[Objective] Return a copy of each line that holds the string "with".
>> start Material to process
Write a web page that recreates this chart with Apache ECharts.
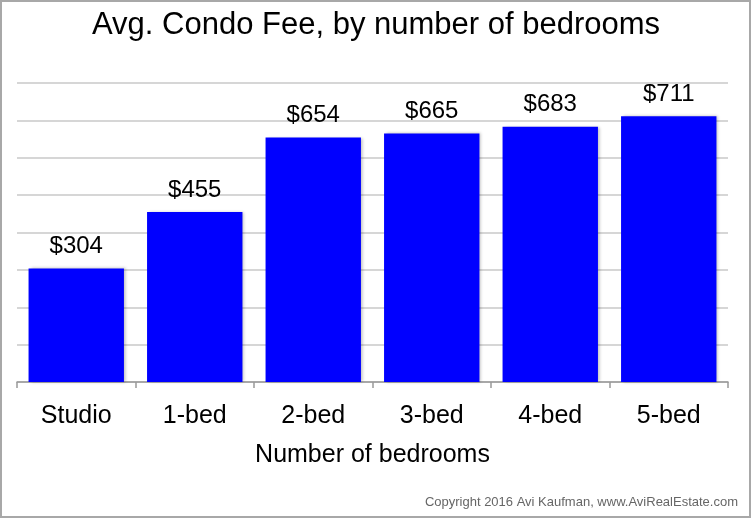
<!DOCTYPE html>
<html><head><meta charset="utf-8">
<script src="https://cdn.jsdelivr.net/npm/echarts@6/dist/echarts.min.js"></script>
<style>html,body{margin:0;padding:0;background:#fff}#c{width:752px;height:519px}</style>
</head><body><div id="c"></div>
<script>
const categories = ["Studio", "1-bed", "2-bed", "3-bed", "4-bed", "5-bed"];
const fees = [304, 455, 654, 665, 683, 711];
const titleText = "Avg. Condo Fee, by number of bedrooms";
const xAxisName = "Number of bedrooms";
const copyright = "Copyright 2016 Avi Kaufman, www.AviRealEstate.com";

const chart = echarts.init(document.getElementById('c'));
const font = "'Liberation Sans', Arial, Helvetica, sans-serif";
chart.setOption({
  animation: false,
  title: {
    text: titleText, left: 'center', top: 5,
    textStyle: { fontFamily: font, fontSize: 31, fontWeight: 'normal', color: '#000' }
  },
  graphic: [
    { type: 'rect', shape: { x: 1, y: 1, width: 749, height: 516 },
      style: { fill: 'none', stroke: '#a8a8a8', lineWidth: 2 }, z: 100 },
    { type: 'text', right: 14, top: 496,
      style: { text: copyright, fontFamily: font, fontSize: 13, fill: '#666' } }
  ],
  grid: { left: 17, right: 24, top: 83, bottom: 137 },
  xAxis: {
    type: 'category', data: categories,
    name: xAxisName, nameLocation: 'middle', nameGap: 61,
    nameTextStyle: { fontFamily: font, fontSize: 25, color: '#000' },
    axisLine: { lineStyle: { color: '#999', width: 1.5 } },
    axisTick: { show: true, length: 6, lineStyle: { color: '#999', width: 1.5 } },
    axisLabel: { fontFamily: font, fontSize: 25, color: '#000', margin: 22 }
  },
  yAxis: {
    type: 'value', min: 0, max: 800, interval: 100,
    axisLabel: { show: false }, axisLine: { show: false }, axisTick: { show: false },
    splitLine: { lineStyle: { color: '#c8c8c8', width: 1.5 } }
  },
  series: [{
    type: 'bar', data: fees, barWidth: '80.5%',
    itemStyle: { color: '#0000ff', shadowColor: 'rgba(0,0,0,0.25)', shadowBlur: 3, shadowOffsetX: 2, shadowOffsetY: 0 },
    label: { show: true, position: 'top', distance: 10, formatter: p => '$' + p.value,
      fontFamily: font, fontSize: 24, color: '#000' }
  }]
});
</script></body></html>
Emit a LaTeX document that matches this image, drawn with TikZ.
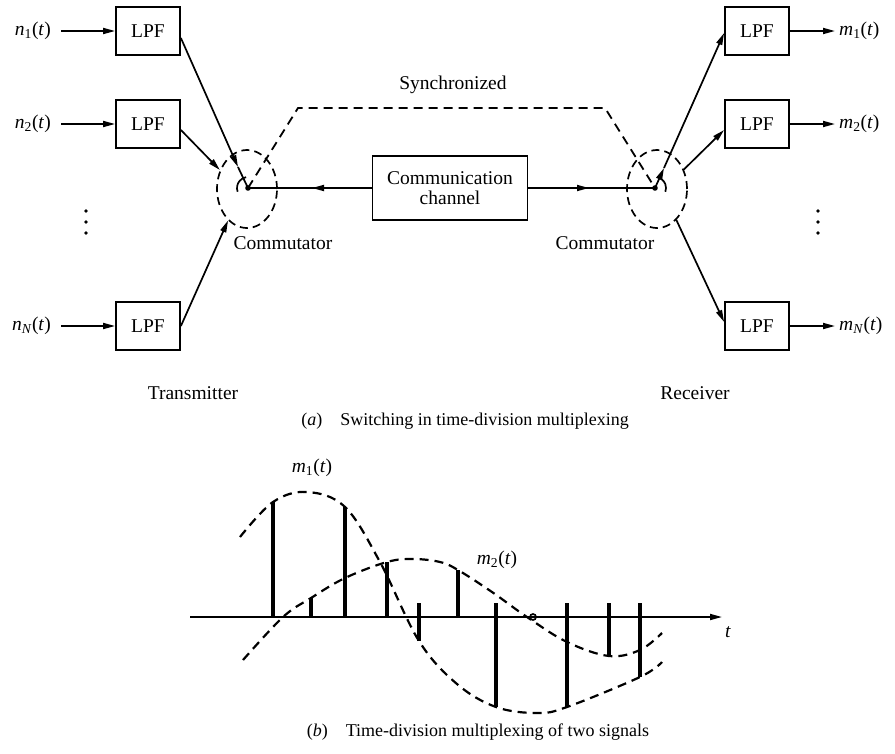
\documentclass[tikz,border=0pt]{standalone}
\usepackage{fontspec}
\setmainfont{Liberation Serif}
\usetikzlibrary{arrows.meta,shapes.geometric}
\begin{document}
\begin{tikzpicture}[x=1pt,y=-1pt,
  every node/.style={font=\fontsize{19.5}{22}\selectfont, inner sep=1pt},
  lpfbox/.style={draw, line width=1.8pt, minimum width=64pt, minimum height=48pt, inner sep=0pt},
  chbox/.style={draw, line width=1.8pt, minimum width=155pt, minimum height=64pt, align=center, inner sep=0pt},
  comm/.style={ellipse, draw, line width=1.7pt, dash pattern=on 8pt off 5pt, minimum width=60pt, minimum height=78pt, inner sep=0pt},
  sig/.style={line width=1.7pt},
  tip/.style={-{Triangle[length=12pt,width=6pt]}},
  dsh/.style={line width=1.8pt, dash pattern=on 9pt off 6pt},
  curve/.style={line width=2.2pt, dash pattern=on 9pt off 6pt},
  bar/.style={line width=3.2pt},
  captext/.style={font=\fontsize{18}{21}\selectfont},
]
\useasboundingbox (0,0) rectangle (895,753);

% ---- (a) transmitter side ----
\node[lpfbox] (l1) at (148,31) {LPF};
\node[lpfbox] (l2) at (148,124) {LPF};
\node[lpfbox] (lN) at (148,326) {LPF};
\node[anchor=east] (n1) at (52,31) {\textit{n}\textsubscript{1}(\textit{t})};
\node[anchor=east] (n2) at (52,124) {\textit{n}\textsubscript{2}(\textit{t})};
\node[anchor=east] (nN) at (52,326) {\textit{n}\textsubscript{\textit{N}}(\textit{t})};
\draw[sig,tip,shorten <=9pt] (n1) -- (l1);
\draw[sig,tip,shorten <=9pt] (n2) -- (l2);
\draw[sig,tip,shorten <=9pt] (nN) -- (lN);
\foreach \yy in {211,222,233} \fill (86,\yy) circle (1.8);

\node[comm] (cl) at (247,189) {};
\coordinate (pl) at (248,188);
\coordinate (kl) at (238,167);
\fill (pl) circle (2.8);
\draw[sig,tip] ([yshift=-7pt]l1.east) -- (kl);
\draw[sig] (kl) -- (pl);
\draw[sig] ([shift={(160:11)}]pl) arc[start angle=160, end angle=260, radius=11];
\draw[sig,tip] ([yshift=-6pt]l2.east) -- (cl.145);
\draw[sig,tip] (lN.east) -- (cl.239);
\node (cml) at (283,243) {Commutator};
\node (tx) at (193,393) {Transmitter};

% ---- channel and synchronisation ----
\node[chbox] (ch) at (450,188) {Communication\\[-2pt]channel};
\coordinate (al) at (312,188);
\coordinate (ar) at (589,188);
\draw[sig] (ch.west) -- (pl);
\draw[sig,tip] (ch.west) -- (al);
\coordinate (pr) at (655,188);
\draw[sig] (ch.east) -- (pr);
\draw[sig,tip] (ch.east) -- (ar);
\coordinate (sa) at (298,108);
\coordinate (sb) at (605,108);
\draw[dsh] (pl) -- (sa) -- (sb) -- (pr);
\node (sync) at (453,85) {Synchronized};

% ---- receiver side ----
\node[comm] (cr) at (657,189) {};
\coordinate (kr) at (664,168);
\fill (pr) circle (2.8);
\draw[sig] ([shift={(-80:11)}]pr) arc[start angle=-80, end angle=20, radius=11];
\draw[sig,tip] (pr) -- (kr);
\node[lpfbox] (r1) at (757,31) {LPF};
\node[lpfbox] (r2) at (757,124) {LPF};
\node[lpfbox] (rN) at (757,326) {LPF};
\draw[sig,tip] (kr) -- ([yshift=-2pt]r1.west);
\draw[sig,tip] (cr.36) -- ([yshift=-6pt]r2.west);
\draw[sig,tip] (cr.-58) -- ([yshift=4pt]rN.west);
\node[anchor=west] (m1) at (838,31) {\textit{m}\textsubscript{1}(\textit{t})};
\node[anchor=west] (m2) at (838,124) {\textit{m}\textsubscript{2}(\textit{t})};
\node[anchor=west] (mN) at (838,326) {\textit{m}\textsubscript{\textit{N}}(\textit{t})};
\draw[sig,tip,shorten >=3pt] (r1) -- (m1);
\draw[sig,tip,shorten >=3pt] (r2) -- (m2);
\draw[sig,tip,shorten >=3pt] (rN) -- (mN);
\foreach \yy in {211,222,233} \fill (818,\yy) circle (1.8);
\node (cmr) at (605,243) {Commutator};
\node (rx) at (695,393) {Receiver};

\node[captext] (capa) at (465,421) {(\textit{a})\quad Switching in time-division multiplexing};

% ---- (b) sampled waveforms ----
\coordinate (ax0) at (190,617);
\coordinate (ax1) at (722,617);
\draw[sig,tip] (ax0) -- (ax1);
\node (tl) at (728,632) {\textit{t}};

\draw[curve] plot[smooth, tension=0.6] coordinates {
  (240,537) (273,502) (307,492) (345,507) (380,562) (419,641) (457,684)
  (496,707) (537,713) (567,707) (640,677) (662,662)};
\draw[curve] plot[smooth, tension=0.6] coordinates {
  (243,660) (283,617) (311,598) (345,578) (387,562) (413,559) (440,562)
  (458,570) (492,592) (527,617) (567,642) (609,656) (640,650) (662,633)};

% positive samples rise from the axis
\foreach \xx/\yy in {273/502, 311/598, 345/507, 387/562, 458/570}
  \draw[bar] (\xx,617) -- (\xx,\yy);
% negative samples, with a short tick above the axis
\foreach \xx/\yy in {419/641, 496/707, 567/707, 609/656, 640/677}
  \draw[bar] (\xx,603) -- (\xx,\yy);
\draw[sig] (533,617) circle (3);

\node (lm1) at (312,468) {\textit{m}\textsubscript{1}(\textit{t})};
\node (lm2) at (497,560) {\textit{m}\textsubscript{2}(\textit{t})};
\node[captext] (capb) at (478,732) {(\textit{b})\quad Time-division multiplexing of two signals};
\end{tikzpicture}
\end{document}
>> end Material to process
[The answer]
Write a web page that recreates this chart with Apache ECharts.
Emit a LaTeX document that matches this image, drawn with TikZ.
% negative samples, with a short tick above the axis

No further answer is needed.